Now, Vladek: “Three months – and every day was for us a year! I told him my dream …”

Then, Vladek, under the watch of a Nazi soldier: “Let’s hope it’s true. I’m afraid we’ll NEVER get out of here.”

Now: “So we worked, day after day. We survived. Week after week, the same. Until, one time …

Then, an inmate’s voice: “Look – soldiers!” Vladek: “It came very many Gestapo and Wehrmacht.” A soldier: “Attention! Line up on the road in two rows! Immediately!”

Now: “We were not at ease. We didn’t know what they could do with us. I stood always in the second line.”

Then, in a row of shadowed faces: “Psst – Vladek!”

Now: “I didn’t want they should see me much. Someone sneaked next to me …”

Then, Vladek: “Rabbi!” The rabbi to Vladek: “Do you know what DAY it is?” Vladek: “Saturday, of course.” Rabbi; “But do you know WHAT a Saturday?... It’s Parshas Truma!” Vladek is, indeed, released that day.

Now, the author: “You mean your ‘Parshas Truma’ dream actually came true?” Vladek: “Yes – this is for me a very important date… I checked on a calendar. It was this Parsha on the week I got married …And this was the Parsha in 1948, after the war, on the week you were born! … And so it came out to be this Parsha you sang on the Saturday of your bar mitzvah!”
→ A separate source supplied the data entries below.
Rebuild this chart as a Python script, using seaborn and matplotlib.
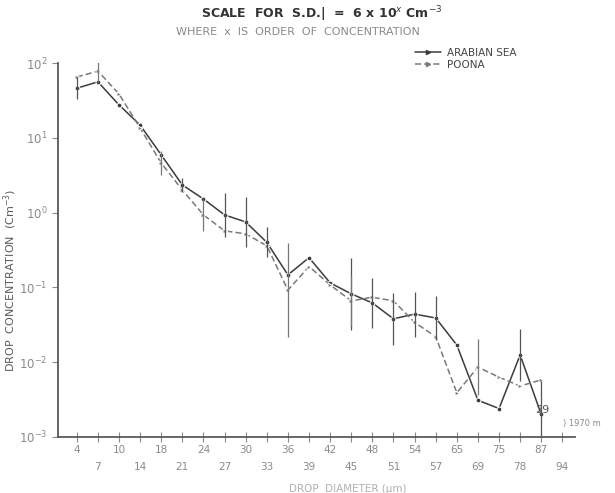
import matplotlib
matplotlib.use("Agg")
import matplotlib.pyplot as plt
import numpy as np
import pandas as pd
import seaborn as sns
from matplotlib.lines import Line2D

# drop diameter bins (um) as labelled on the axis
diameters = ["4", "7", "10", "14", "18", "21", "24", "27", "30", "33", "36", "39",
             "42", "45", "48", "51", "54", "57", "65", "69", "75", "78", "87", "94"]

# drop concentration (cm^-3)
arabian_sea = [46, 56, 27.5, 14.8, 5.9, 2.34, 1.52, 0.93, 0.75, 0.40, 0.147, 0.25,
               0.115, 0.082, 0.062, 0.038, 0.044, 0.039, 0.017, 0.0031, 0.0024,
               0.0125, 0.002]
poona = [65, 78, 38.5, 13.5, 4.6, 2.0, 0.93, 0.57, 0.52, 0.36, 0.092, 0.19,
         0.108, 0.066, 0.074, 0.066, 0.034, 0.022, 0.0039, 0.0086, 0.0063,
         0.0048, 0.0058]

# standard deviation half-widths in decades (0 = no bar drawn)
arabian_sd = [0.15, 0, 0, 0, 0, 0.1, 0, 0.3, 0.33, 0.2, 0, 0,
              0, 0.48, 0.33, 0.35, 0.3, 0.3, 0, 0, 0, 0.35, 0.45]
poona_sd = [0, 0.15, 0, 0, 0.16, 0, 0.22, 0, 0, 0, 0.63, 0,
            0, 0.33, 0, 0, 0, 0, 0, 0.37, 0, 0, 0]

ink = "#5a5a5a"
faint = "#8a8a8a"

sns.set_style("ticks")
plt.rcParams["font.family"] = ["DejaVu Sans"]

df = pd.concat([
    pd.DataFrame({"idx": range(len(arabian_sea)), "conc": arabian_sea, "site": "ARABIAN SEA"}),
    pd.DataFrame({"idx": range(len(poona)), "conc": poona, "site": "POONA"}),
])

fig = plt.figure(figsize=(6.15, 4.93), dpi=100)
ax = fig.add_axes([0.094, 0.1136, 0.841, 0.7586])

sns.lineplot(data=df, x="idx", y="conc", hue="site", style="site",
             palette={"ARABIAN SEA": "#3c3c3c", "POONA": "#7a7a7a"},
             dashes={"ARABIAN SEA": "", "POONA": (4, 2)},
             markers={"ARABIAN SEA": "o", "POONA": ">"},
             markersize=3.5, linewidth=1.1, ax=ax, legend=False)

for vals, sd, col in [(arabian_sea, arabian_sd, "#555555"), (poona, poona_sd, "#777777")]:
    v = np.array(vals)
    s = np.array(sd)
    m = s > 0
    x = np.arange(len(v))[m]
    lo = v[m] - v[m] / 10 ** s[m]
    hi = v[m] * 10 ** s[m] - v[m]
    ax.errorbar(x, v[m], yerr=[lo, hi], fmt="none", ecolor=col, elinewidth=0.9, capsize=0)

ax.set_yscale("log")
ax.set_ylim(1e-3, 1e2)
ax.set_xlim(-0.9, 23.6)

ax.set_xticks(range(len(diameters)))
ax.set_xticklabels([d if i % 2 == 0 else "\n" + d for i, d in enumerate(diameters)],
                   fontsize=7.5, color=faint, linespacing=1.9)
ax.tick_params(axis="x", direction="inout", length=7, color=faint, pad=2)
ax.tick_params(axis="y", which="major", direction="out", length=4, color=faint,
               labelsize=8.5, labelcolor=faint)
ax.tick_params(axis="y", which="minor", length=0)

for side in ["top", "right"]:
    ax.spines[side].set_visible(False)
for side in ["left", "bottom"]:
    ax.spines[side].set_color(ink)
    ax.spines[side].set_linewidth(1.3)

ax.set_xlabel("DROP  DIAMETER (\u03bcm)", fontsize=7.5, color="#b0b0b0")
ax.xaxis.set_label_coords(0.56, -0.125)
ax.set_ylabel("DROP  CONCENTRATION  (Cm$^{-3}$)", fontsize=8, color=ink)
ax.yaxis.set_label_coords(-0.075, 0.42)

fig.text(0.523, 0.963, "SCALE  FOR  S.D.|  =  6 x 10$^{x}$ Cm$^{-3}$", ha="center",
         fontsize=9, color="#333333", weight="bold")
fig.text(0.485, 0.93, "WHERE  x  IS  ORDER  OF  CONCENTRATION", ha="center",
         fontsize=8, color=faint)

# legend drawn as two short key lines
handles = [Line2D([], [], color="#3c3c3c", lw=1.1, marker=">", markevery=[1], markersize=3),
           Line2D([], [], color="#7a7a7a", lw=1.1, ls=(0, (4, 2)), marker=">", markevery=[1], markersize=3)]
fig.legend(handles, ["ARABIAN SEA", "POONA"], loc="upper left", bbox_to_anchor=(0.66, 0.922),
           frameon=False, fontsize=7.5, labelcolor="#444444", handlelength=2.5,
           handletextpad=0.5, labelspacing=0.2)

fig.text(0.87, 0.162, "29", fontsize=8, color="#555555")
fig.text(0.915, 0.135, ") 1970 m", fontsize=6, color=faint)

fig.savefig("out.png", dpi=100)
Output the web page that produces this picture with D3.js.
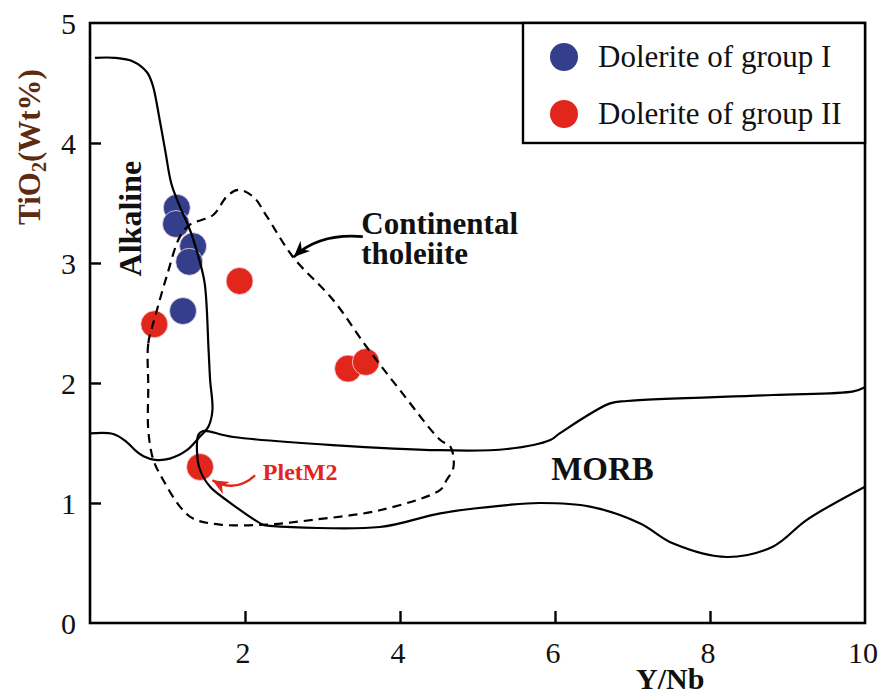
<!DOCTYPE html>
<html><head><meta charset="utf-8">
<script src="https://cdn.jsdelivr.net/npm/d3@7"></script>
<style>html,body{margin:0;padding:0;background:#fff;} svg{display:block}</style>
</head><body>
<svg id="chart" width="891" height="695"></svg>
<script>
// ---------- data ----------
const xTickValues = [2, 4, 6, 8];
const xTickLabels = [2, 4, 6, 8, 10];
const yTickValues = [1, 2, 3, 4];
const yTickLabels = [0, 1, 2, 3, 4, 5];

const seriesNames = ["Dolerite of group I", "Dolerite of group II"];
const seriesColors = ["#333f8a", "#e1261c"];

const groupIX = [1.12, 1.11, 1.33, 1.28, 1.20];
const groupIY = [3.46, 3.325, 3.14, 3.01, 2.60];
const groupIIX = [1.93, 0.83, 3.33, 3.56, 1.42];
const groupIIY = [2.85, 2.49, 2.12, 2.175, 1.30];

// Alkaline boundary (continuous with the lower-left MORB limb)
const alkalineX = [0.065, 0.32, 0.555, 0.735, 0.81, 0.90, 0.97, 1.05, 1.16, 1.29, 1.40, 1.48, 1.53, 1.55, 1.58, 1.53, 1.40, 1.25, 1.03, 0.84, 0.69, 0.60, 0.47, 0.30, 0.0];
const alkalineY = [4.71, 4.71, 4.68, 4.59, 4.48, 4.19, 3.94, 3.66, 3.47, 3.275, 3.05, 2.83, 2.275, 2.025, 1.775, 1.64, 1.54, 1.44, 1.37, 1.36, 1.39, 1.43, 1.51, 1.575, 1.58];

// MORB field boundary
const morbX = [10, 9.85, 8.81, 6.93, 6.71, 6.06, 5.94, 5.38, 4.52, 1.85, 1.46, 1.40, 1.38, 1.42, 1.55, 1.76, 2.24, 2.32, 3.74, 4.52, 5.38, 5.81, 6.45, 7.10, 7.52, 8.22, 8.81, 9.25, 10];
const morbY = [1.964, 1.93, 1.90, 1.85, 1.83, 1.58, 1.525, 1.45, 1.44, 1.55, 1.60, 1.57, 1.44, 1.275, 1.135, 1.025, 0.817, 0.81, 0.80, 0.914, 0.983, 1.0, 0.97, 0.83, 0.664, 0.55, 0.636, 0.86, 1.136];

// Continental tholeiite field (dashed, closed)
const tholX = [0.752, 0.752, 0.839, 0.99, 1.16, 1.29, 1.59, 1.76, 1.91, 2.11, 2.28, 2.62, 3.14, 3.57, 4.0, 4.52, 4.65, 4.69, 4.60, 4.52, 3.74, 2.88, 2.28, 1.68, 1.33, 1.16, 0.946, 0.817, 0.752];
const tholY = [1.97, 2.33, 2.55, 2.89, 3.22, 3.32, 3.40, 3.55, 3.61, 3.55, 3.39, 3.05, 2.69, 2.30, 1.94, 1.525, 1.47, 1.30, 1.19, 1.11, 0.94, 0.86, 0.82, 0.82, 0.87, 0.97, 1.19, 1.36, 1.61];

// ---------- chart ----------
const svg = d3.select("#chart");
const x = d3.scaleLinear().domain([0, 10]).range([90, 865]);
const y = d3.scaleLinear().domain([0, 5]).range([623, 23]);
const serif = "'Liberation Serif','Times New Roman',Times,serif";

const toPts = (xs, ys) => xs.map((v, i) => [v, ys[i]]);

// points (drawn under the boundary lines)
const gPts = svg.append("g");
[[groupIX, groupIY, 0], [groupIIX, groupIIY, 1]].forEach(([xs, ys, k]) => {
  gPts.selectAll(null).data(toPts(xs, ys)).enter().append("circle")
    .attr("cx", d => x(d[0])).attr("cy", d => y(d[1])).attr("r", 13.5)
    .attr("fill", seriesColors[k]).attr("stroke", "#f3dbe6").attr("stroke-width", 0.8);
});

// boundary lines
const line = d3.line().x(d => x(d[0])).y(d => y(d[1])).curve(d3.curveCatmullRom.alpha(0.5));
const lineClosed = d3.line().x(d => x(d[0])).y(d => y(d[1])).curve(d3.curveCatmullRomClosed.alpha(0.5));

svg.append("path").attr("d", line(toPts(alkalineX, alkalineY)))
  .attr("fill", "none").attr("stroke", "#000").attr("stroke-width", 2.2);
svg.append("path").attr("d", line(toPts(morbX, morbY)))
  .attr("fill", "none").attr("stroke", "#000").attr("stroke-width", 2.2);
svg.append("path").attr("d", lineClosed(toPts(tholX, tholY)))
  .attr("fill", "none").attr("stroke", "#000").attr("stroke-width", 2.2)
  .attr("stroke-dasharray", "9,6");

// frame
svg.append("rect").attr("x", x(0)).attr("y", y(5))
  .attr("width", x(10) - x(0)).attr("height", y(0) - y(5))
  .attr("fill", "none").attr("stroke", "#000").attr("stroke-width", 2.6);

// ticks (inward)
svg.append("g").attr("transform", `translate(0,${y(0)})`)
  .call(d3.axisBottom(x).tickValues(xTickValues).tickSize(-12).tickFormat(""))
  .call(g => g.select(".domain").remove())
  .selectAll("line").attr("stroke", "#000").attr("stroke-width", 2.4);
svg.append("g").attr("transform", `translate(${x(0)},0)`)
  .call(d3.axisLeft(y).tickValues(yTickValues).tickSize(-11).tickFormat(""))
  .call(g => g.select(".domain").remove())
  .selectAll("line").attr("stroke", "#000").attr("stroke-width", 2.4);

// tick labels
svg.append("g").selectAll("text").data(xTickLabels).enter().append("text")
  .attr("x", d => x(d) - 2).attr("y", y(0) + 40)
  .attr("text-anchor", "middle").attr("font-family", serif).attr("font-size", 30)
  .attr("fill", "#111").text(d => d);
svg.append("g").selectAll("text").data(yTickLabels).enter().append("text")
  .attr("x", 76).attr("y", d => y(d) + 11)
  .attr("text-anchor", "end").attr("font-family", serif).attr("font-size", 30)
  .attr("fill", "#111").text(d => d);

// axis titles
svg.append("text").attr("x", 636).attr("y", 689)
  .attr("font-family", serif).attr("font-weight", "bold").attr("font-size", 30)
  .attr("fill", "#111").text("Y/Nb");
const yt = svg.append("text").attr("transform", "translate(40,147) rotate(-90)")
  .attr("text-anchor", "middle").attr("font-family", serif).attr("font-weight", "bold")
  .attr("font-size", 31).attr("fill", "#5e2a10");
yt.append("tspan").text("TiO");
yt.append("tspan").attr("font-size", 20).attr("dy", 6).text("2");
yt.append("tspan").attr("dy", -6).text("(Wt%)");

// field labels
svg.append("text").attr("transform", `translate(${x(0.66)},${y(3.37)}) rotate(-90)`)
  .attr("text-anchor", "middle").attr("font-family", serif).attr("font-weight", "bold")
  .attr("font-size", 32).attr("fill", "#111").text("Alkaline");
svg.append("text").attr("x", x(3.5)).attr("y", y(3.24))
  .attr("font-family", serif).attr("font-weight", "bold").attr("font-size", 31)
  .attr("fill", "#111").text("Continental");
svg.append("text").attr("x", x(3.5)).attr("y", y(2.99))
  .attr("font-family", serif).attr("font-weight", "bold").attr("font-size", 31)
  .attr("fill", "#111").text("tholeiite");
svg.append("text").attr("x", x(5.95)).attr("y", y(1.19))
  .attr("font-family", serif).attr("font-weight", "bold").attr("font-size", 33)
  .attr("fill", "#111").text("MORB");
svg.append("text").attr("x", x(2.23)).attr("y", y(1.19))
  .attr("font-family", serif).attr("font-weight", "bold").attr("font-size", 24)
  .attr("fill", seriesColors[1]).text("PletM2");

// arrow markers
const defs = svg.append("defs");
[["arrBlack", "#000"], ["arrRed", seriesColors[1]]].forEach(([id, c]) => {
  defs.append("marker").attr("id", id).attr("viewBox", "-16 -8 18 16")
    .attr("refX", 0).attr("refY", 0).attr("markerWidth", 18).attr("markerHeight", 16)
    .attr("markerUnits", "userSpaceOnUse").attr("orient", "auto")
    .append("path").attr("d", "M0,0 L-16,-7 L-11,0 L-16,7 Z").attr("fill", c);
});
const arrowPath = (p0, c, p1) => `M${x(p0[0])},${y(p0[1])} Q${x(c[0])},${y(c[1])} ${x(p1[0])},${y(p1[1])}`;
svg.append("path").attr("d", arrowPath([3.52, 3.22], [2.95, 3.25], [2.63, 3.05]))
  .attr("fill", "none").attr("stroke", "#000").attr("stroke-width", 2.6)
  .attr("marker-end", "url(#arrBlack)");
svg.append("path").attr("d", arrowPath([2.13, 1.23], [1.88, 1.08], [1.58, 1.19]))
  .attr("fill", "none").attr("stroke", seriesColors[1]).attr("stroke-width", 2.4)
  .attr("marker-end", "url(#arrRed)");

// legend
const lg = svg.append("g");
lg.append("rect").attr("x", 523).attr("y", y(5)).attr("width", x(10) - 523).attr("height", 120)
  .attr("fill", "#fff").attr("stroke", "#000").attr("stroke-width", 2.4);
seriesNames.forEach((name, i) => {
  lg.append("circle").attr("cx", 564).attr("cy", 57 + i * 57).attr("r", 14).attr("fill", seriesColors[i]);
  lg.append("text").attr("x", 598).attr("y", 57 + i * 57 + 10)
    .attr("font-family", serif).attr("font-size", 31).attr("fill", "#111").text(name);
});
</script>
</body></html>
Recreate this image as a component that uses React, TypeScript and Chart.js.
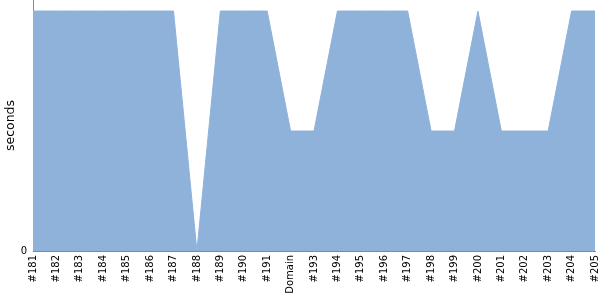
import React, { useEffect, useRef } from "react";
import { Chart, registerables } from "chart.js";

Chart.register(...registerables);

const labels = ["#181","#182","#183","#184","#185","#186","#187","#188","#189","#190","#191","Domain","#193","#194","#195","#196","#197","#198","#199","#200","#201","#202","#203","#204","#205"];
const seconds = [1,1,1,1,1,1,1,0,1,1,1,0.5,0.5,1,1,1,1,0.5,0.5,1,0.5,0.5,0.5,1,1];
const yTicks = [0];

export default function App() {
  const ref = useRef<HTMLCanvasElement>(null);
  useEffect(() => {
    document.body.style.margin = "0";
    const ctx = ref.current!;
    const chart = new Chart(ctx, {
      type: "line",
      data: {
        labels,
        datasets: [{
          data: seconds,
          fill: "origin",
          backgroundColor: "rgb(143,178,219)",
          borderColor: "rgb(143,178,219)",
          borderWidth: 1,
          pointRadius: 0,
          tension: 0,
        }],
      },
      options: {
        animation: false,
        responsive: false,
        maintainAspectRatio: false,
        layout: { padding: { left: 0, right: 5, top: 0, bottom: 0 } },
        plugins: { legend: { display: false }, tooltip: { enabled: false } },
        scales: {
          x: {
            grid: { display: false, drawTicks: false },
            border: { color: "#888", width: 1 },
            offset: false,
            ticks: {
              autoSkip: false,
              maxRotation: 90,
              minRotation: 90,
              padding: 4,
              color: "#000",
              font: { family: "DejaVu Sans", size: 10 },
            },
            afterFit: (s: any) => { s.height = 49; s.paddingLeft = 0; s.paddingRight = 0; },
          },
          y: {
            min: 0,
            max: 1.046,
            grid: { display: false, drawTicks: true, tickLength: 4, tickColor: "#888" },
            border: { color: "#888", width: 1 },
            afterBuildTicks: (s: any) => { s.ticks = yTicks.map((v) => ({ value: v })); },
            ticks: {
              padding: 2,
              color: "#000",
              font: { family: "DejaVu Sans", size: 10 },
            },
            title: {
              display: true,
              text: "seconds",
              color: "#000",
              font: { family: "DejaVu Sans", size: 12.5 },
              padding: { top: 3, bottom: 2 },
            },
            afterFit: (s: any) => { s.width = 33; s.paddingTop = 0; s.paddingBottom = 0; },
          },
        },
      },
    });
    return () => chart.destroy();
  }, []);
  return (
    <div style={{ width: 600, height: 300 }}>
      <canvas ref={ref} width={600} height={300} style={{ width: 600, height: 300, display: "block" }} />
    </div>
  );
}
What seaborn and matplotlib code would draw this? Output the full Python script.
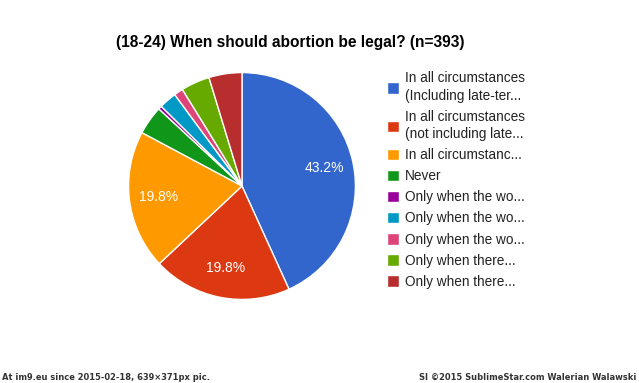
import matplotlib
matplotlib.use("Agg")
import matplotlib.pyplot as plt
import seaborn as sns

# responses, 18-24 age group (n=393), percent
labels = [
    "In all circumstances\n(Including late-ter...",
    "In all circumstances\n(not including late...",
    "In all circumstanc...",
    "Never",
    "Only when the wo...",
    "Only when the wo...",
    "Only when the wo...",
    "Only when there...",
    "Only when there...",
]
shares = [43.2, 19.8, 19.8, 4.1, 0.5, 2.5, 1.3, 4.1, 4.7]
colors = ["#3366cc", "#dc3912", "#ff9900", "#109618", "#990099",
          "#0099c6", "#dd4477", "#66aa00", "#b82e2e"]

sns.set_style("white")
plt.rcParams["font.family"] = ["Liberation Sans", "DejaVu Sans"]

fig = plt.figure(figsize=(6.39, 3.83), dpi=100)
ax = fig.add_axes([0.2003, 0.2167, 0.3568, 0.5953])


def pct(p):
    return "%.1f%%" % p if p > 10 else ""


wedges, texts, autotexts = ax.pie(
    shares, colors=colors, startangle=90, counterclock=False,
    autopct=pct, pctdistance=0.74,
    wedgeprops=dict(edgecolor="white", linewidth=1),
    textprops=dict(color="white", fontsize=10),
)
ax.set_aspect("equal")
ax.set_xlim(-1.005, 1.005)
ax.set_ylim(-1.005, 1.005)

fig.text(0.454, 1 - 42 / 383, "(18-24) When should abortion be legal? (n=393)",
         ha="center", va="center", fontsize=11.2, fontweight="bold", color="black")

leg = fig.legend(wedges, labels, loc="upper left", bbox_to_anchor=(387 / 639, 1 - 71.5 / 383),
                 frameon=False, fontsize=9.8, handlelength=0.9, handleheight=0.9,
                 handletextpad=0.45, labelspacing=0.52, borderpad=0, borderaxespad=0,
                 labelcolor="#222222")
for t in leg.get_texts():
    t.set_linespacing(1.3)

# footer
fig.text(2 / 639, 1 - 377 / 383, "At im9.eu since 2015-02-18, 639×371px pic.",
         ha="left", va="center", fontsize=6.7, fontweight="bold", color="#333333",
         family="DejaVu Sans", fontstretch="condensed")
fig.text(636 / 639, 1 - 377 / 383, "SI ©2015 SublimeStar.com Walerian Walawski",
         ha="right", va="center", fontsize=6.7, fontweight="bold", color="#333333",
         family="DejaVu Sans", fontstretch="condensed")

fig.savefig("out.png", dpi=100)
The imprisoned Vladek experiences a sleep dream that is pre-cognitive, it predicts or anticipates events that will occur in waking reality. The specific parsha associated with his release came to have ongoing meaning for Vladek, it being connected to several other significant events in his life. The parsha came have synchronistic, a-causal, significance for him. This story illustrates how sleep dreams can offer hope and sustenance in waking life, serving as something of an antidote to waking nightmares and ongoingly affording meaning with which to make coherence in a life that is shattered by Nightmare.